Baptistry window

The happiness of the Gospel vignettes of the chancel window is there again in the baptistry window: the window in the south aisle by the font. This picture of a mother as blond as an Anglo-Saxon maiden, holding her chubby golden-haired child while one angel swings a censor and the other prays, was in fact a memorial window. It was given by Charles Johnston, who was Holy Trinity’s vicar from 1891 to 1916, in memory of his wife, who died the year he retired: a death celebrated with a picture of joyous youth. The only hint of unhappiness is the sadness in the girl’s face as she foresees this baby’s death. The child, though, is a bouncing infant who has learned the royal wave (or blessing) and whose kingly orb is held with the firm possessiveness of a teddy bear. The relaxed picture makes it a more modern window than the stained glass in the chancel, although made a few years earlier.

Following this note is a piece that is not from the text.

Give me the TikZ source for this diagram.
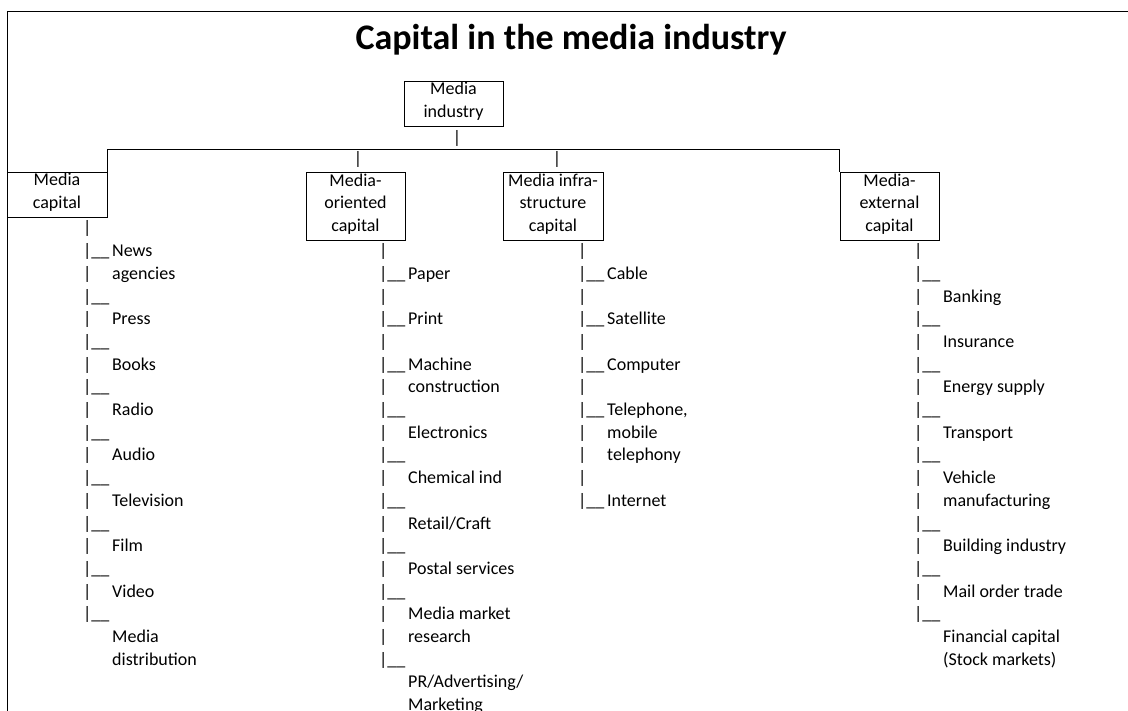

‘Ecce Angus Dei’ (Behold the Lamb of God) announces the scroll in Latin at the top, as though the Holy Spirit itself were speaking. Holy Trinity must have been quite high church in the early 20th century, what with all this Latin. The font into which pour the rays of the spirit is identical to ours, but for the carving of the cross. This appears as a quatrefoil (the four leaves recall the cross) in the window and a plain cross on the font. As the font was designed by Ninian Comper in the 1950s, it echoed the stained glass rather than the other way round.